The nodes with 80 GB A100's have 1000 GB of CPU memory, 48 cores and 4 GPUs. If split in half then would have 6 cores per GPU, 125 GB of CPU memory and 40 GB of GPU memory. The percentage of the GPU-hours that could run on these instances is:

In [21]:
df = df[(df["cores_per_gpu"] <= 6) & (df["CPU-Mem-Used-per-GPU"] < 125) & (df["max_gpu_util"] < 50) & (df["max_gpu_mem"] < 40)]
pct = f"Percentage of GPU-hours that could run on 40 GB MIG instance = {round(100 * df["gpu-hours"].sum() / (days * hours_per_day * num_gpus))}%"
print(pct)

Percentage of GPU-hours that could run on 40 GB MIG instance = 21%


Note that the 21% is a lower bound because some jobs use less than 40 GB of GPU memory and up to 64 CPU-cores and 384 of CPU memory. If one uses thresholds of 64 cores, 384GB CPU, 40GB GPU, <50% GPU util, then the percentage is 26%. Also, for multinode jobs, we use the max memory usage per GPU and the max utilization per GPU.
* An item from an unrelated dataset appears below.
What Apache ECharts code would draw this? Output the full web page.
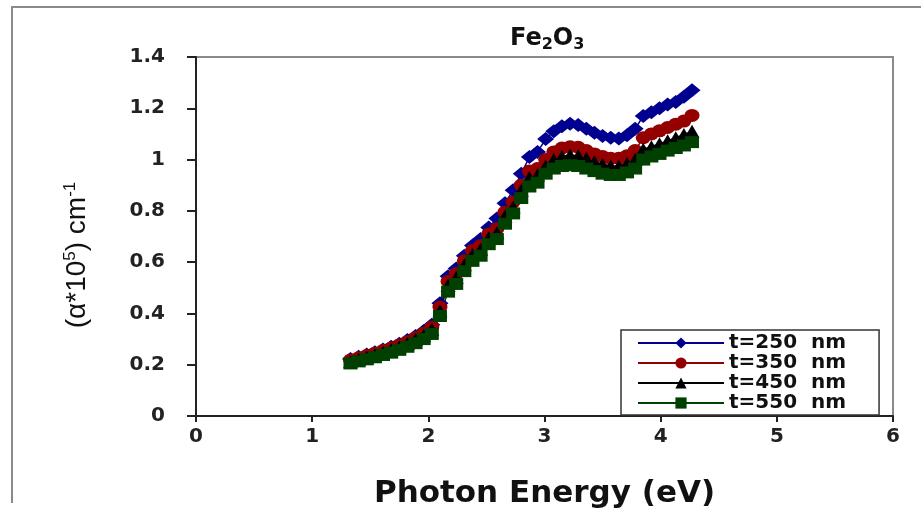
<!DOCTYPE html>
<html>
<head>
<meta charset="utf-8">
<script src="https://cdn.jsdelivr.net/npm/echarts@6/dist/echarts.min.js"></script>
<style>
html,body{margin:0;padding:0;background:#fff;}
#chart{width:921px;height:515px;}
</style>
</head>
<body>
<div id="chart"></div>
<script>
// ---- data ----
const energy = [1.33,1.40,1.47,1.54,1.61,1.68,1.75,1.82,1.89,1.96,2.03,2.10,2.17,2.24,2.31,2.38,2.45,2.52,2.59,2.66,2.73,2.80,2.87,2.94,3.01,3.08,3.15,3.22,3.29,3.36,3.43,3.50,3.57,3.64,3.71,3.78,3.85,3.92,3.99,4.06,4.13,4.20,4.27];
const alpha250 = [0.222,0.231,0.240,0.249,0.259,0.270,0.282,0.296,0.312,0.331,0.356,0.440,0.545,0.575,0.625,0.665,0.690,0.735,0.770,0.830,0.880,0.945,1.010,1.030,1.080,1.110,1.130,1.140,1.135,1.120,1.105,1.092,1.085,1.082,1.095,1.120,1.170,1.185,1.200,1.215,1.225,1.245,1.270];
const alpha350 = [0.218,0.227,0.236,0.245,0.255,0.265,0.277,0.290,0.305,0.323,0.347,0.425,0.525,0.555,0.605,0.645,0.665,0.710,0.730,0.795,0.835,0.900,0.955,0.965,1.000,1.030,1.045,1.050,1.048,1.035,1.022,1.012,1.005,1.005,1.015,1.035,1.085,1.100,1.112,1.125,1.138,1.150,1.172];
const alpha450 = [0.212,0.221,0.230,0.239,0.248,0.258,0.270,0.283,0.298,0.315,0.338,0.410,0.510,0.540,0.590,0.630,0.650,0.695,0.715,0.780,0.815,0.880,0.930,0.940,0.975,1.000,1.012,1.018,1.015,1.005,0.992,0.982,0.975,0.975,0.985,1.000,1.040,1.050,1.062,1.073,1.085,1.098,1.110];
const alpha550 = [0.205,0.213,0.221,0.229,0.238,0.247,0.258,0.270,0.284,0.300,0.320,0.390,0.485,0.515,0.565,0.605,0.625,0.670,0.690,0.750,0.790,0.850,0.895,0.910,0.945,0.965,0.975,0.978,0.975,0.965,0.955,0.945,0.940,0.940,0.950,0.965,1.000,1.012,1.022,1.035,1.045,1.055,1.068];
const seriesNames = ['t=250  nm','t=350  nm','t=450  nm','t=550  nm'];
const xRange = [0, 6, 1];
const yRange = [0, 1.4, 0.2];

// ---- chart ----
const colors = ['#000090','#940000','#000000','#004000'];
const symbols = ['diamond','circle','triangle','rect'];
const sizes = [[17,14],[15,13],[15,13],[14,12]];
const values = [alpha250, alpha350, alpha450, alpha550];
const boldFont = 'DejaVu Sans';

const chart = echarts.init(document.getElementById('chart'));
chart.setOption({
  animation: false,
  backgroundColor: '#fff',
  title: {
    text: '{a|Fe}{s|2}{a|O}{s|3}',
    left: 505, top: 20,
    textStyle: {
      rich: {
        a: {fontFamily: boldFont, fontWeight: 'bold', fontSize: 24, color: '#111'},
        s: {fontFamily: boldFont, fontWeight: 'bold', fontSize: 16, color: '#111', padding: [12,0,0,0]}
      }
    }
  },
  graphic: [
    {type: 'polyline', silent: true, shape: {points: [[12,503],[12,7],[921,7]]}, style: {stroke: '#8a8a8a', lineWidth: 2, fill: null}},
    {type: 'text', x: 77, y: 255, rotation: Math.PI/2,
     style: {
       text: '(α*10{sup|5}) cm{sup|-1}',
       font: '28px "Liberation Sans", Arial, sans-serif',
       fill: '#111', align: 'center', verticalAlign: 'middle',
       rich: {sup: {fontSize: 17, fontFamily: '"Liberation Sans", Arial, sans-serif', fill: '#111', padding: [0,0,14,0]}}
     }}
  ],
  grid: {left: 196, top: 57, width: 697, height: 359, show: true, borderColor: '#8a8a8a', borderWidth: 2, backgroundColor: 'transparent'},
  legend: {
    orient: 'vertical', left: 621, top: 330,
    itemWidth: 86, itemHeight: 14, itemGap: 0,
    padding: [3, 33, 2, 16],
    backgroundColor: '#fff', borderColor: '#333', borderWidth: 1.5, borderRadius: 0,
    textStyle: {fontFamily: boldFont, fontWeight: 'bold', fontSize: 20, lineHeight: 20, color: '#111'},
    data: seriesNames
  },
  xAxis: {
    type: 'value', min: xRange[0], max: xRange[1], interval: xRange[2],
    name: 'Photon Energy (eV)', nameLocation: 'middle', nameGap: 62,
    nameTextStyle: {fontFamily: boldFont, fontWeight: 'bold', fontSize: 31, color: '#111'},
    axisLine: {show: true, onZero: false, lineStyle: {color: '#222', width: 2}},
    axisTick: {show: true, inside: false, length: 6, lineStyle: {color: '#222', width: 2}},
    axisLabel: {margin: 11, fontFamily: boldFont, fontWeight: 'bold', fontSize: 20, color: '#222'},
    splitLine: {show: false}
  },
  yAxis: {
    type: 'value', min: yRange[0], max: yRange[1], interval: yRange[2],
    axisLine: {show: true, onZero: false, lineStyle: {color: '#222', width: 2}},
    axisTick: {show: true, inside: false, length: 9, lineStyle: {color: '#222', width: 2}},
    axisLabel: {margin: 31, fontFamily: boldFont, fontWeight: 'bold', fontSize: 20, color: '#222'},
    splitLine: {show: false}
  },
  series: values.map((vals, i) => ({
    name: seriesNames[i],
    type: 'line',
    data: energy.map((e, j) => [e, vals[j]]),
    symbol: symbols[i],
    symbolSize: sizes[i],
    showAllSymbol: true,
    color: colors[i],
    itemStyle: {color: colors[i]},
    lineStyle: {color: colors[i], width: 1.5},
    emphasis: {disabled: true}
  }))
});
</script>
</body>
</html>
Another interesting set of thresholds is to ignore GPU utilization and just look at <6 core, < 125 GB CPU, and < 40GB GPU. In this case the number is 63%.
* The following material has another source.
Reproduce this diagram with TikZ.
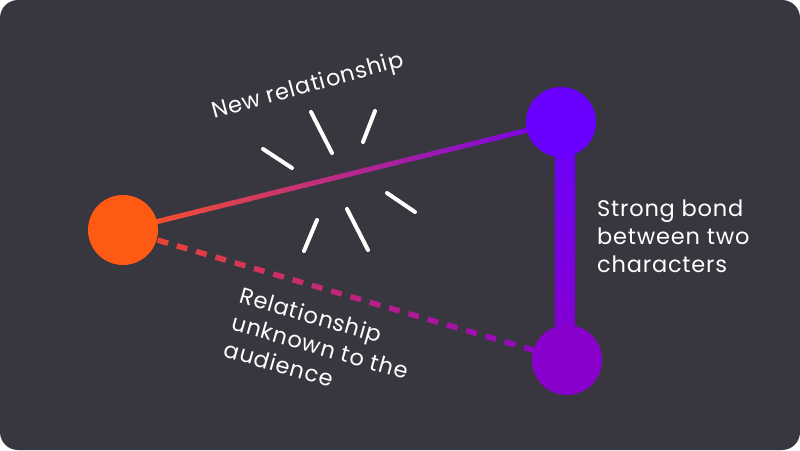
\documentclass[tikz,border=0pt]{standalone}
\usepackage{fontspec}
\setmainfont{Poppins}[LetterSpace=3.5]
\usetikzlibrary{calc}
\definecolor{bg}{HTML}{38363F}
\definecolor{orangec}{HTML}{FF5A14}
\definecolor{topc}{HTML}{6A00FF}
\definecolor{botc}{HTML}{8800CC}
\definecolor{lineA}{HTML}{FF5520}
\definecolor{lineB}{HTML}{7000F0}
\definecolor{dashA}{HTML}{F04A28}
\definecolor{dashB}{HTML}{8A00D0}
\begin{document}
\begin{tikzpicture}[x=1pt,y=-1pt,
  dot/.style={circle, minimum size=70pt, inner sep=0pt, fill=#1},
  spark/.style={white, line width=4pt, line cap=round},
  lbl/.style={text=white, font=\fontsize{22.5}{28}\selectfont, inner sep=0pt, align=left}]
\fill[white] (0,0) rectangle (800,450);
\fill[bg, rounded corners=18pt] (0,0) rectangle (800,450);
\useasboundingbox (0,0) rectangle (800,450);

\coordinate (o) at (123,230);
\coordinate (p) at (561,122);
\coordinate (q) at (567,360);

% solid gradient connector
\foreach \i in {0,...,59}{
  \pgfmathsetmacro\ta{\i/60}
  \pgfmathsetmacro\tb{(\i+1.3)/60}
  \pgfmathsetmacro\mix{100-(\i+0.5)/0.6}
  \draw[line width=5pt, color=lineA!\mix!lineB] ($(o)!\ta!(p)$) -- ($(o)!\tb!(p)$);
}
% dashed gradient connector
\foreach \k in {0,...,19}{
  \pgfmathsetmacro\ta{(36+20.1*\k)/462.6}
  \pgfmathsetmacro\tb{(47+20.1*\k)/462.6}
  \pgfmathsetmacro\mix{100-(41.5+20.1*\k)/4.626}
  \draw[line width=5.5pt, color=dashA!\mix!dashB] ($(o)!\ta!(q)$) -- ($(o)!\tb!(q)$);
}
% strong bond bar
\shade[top color=topc, bottom color=botc] ($(p)+(-6,0)$) rectangle ($(q)+(8,0)$);

\node[dot=orangec] (a) at (o) {};
\node[dot=topc] (b) at (p) {};
\node[dot=botc] (c) at (q) {};

% sparks
\draw[spark] (263,149) -- (292,168);
\draw[spark] (311,112) -- (332,153);
\draw[spark] (375,111) -- (363,142);
\draw[spark] (387,193) -- (415,212);
\draw[spark] (347,209) -- (368,250);
\draw[spark] (317,220) -- (304,251);

\node[lbl, rotate=15.5, anchor=base west] (t1) at (214,119) {New relationship};
\node[lbl, anchor=north west] (t2) at (597,200) {Strong bond\\between two\\characters};
\node[lbl, rotate=-16, anchor=north west] (t3) at (243,286) {Relationship\\unknown to the\\audience};
\end{tikzpicture}
\end{document}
Unfortunately, we do not have SM% or occupancy which are much better indicators of how much of the GPU is being used. A code with high GPU utilization and low SM% will run just as fast on a MIG instance.

Let's take the value as 24%.

There are 316 A100 GPUs in the public pool on Della. There are already 40 GPUs with only 40GB which can account for about half of the needed 24%. An additional 36 40GB GPUs are needed to cover the entire 24%.

# Final Recommendation

Convert between 16 to 20 of the 80GB A100s (4 or 5 nodes) into between 32 to 40 40GB MIG instances. If all goes well then we could convert more.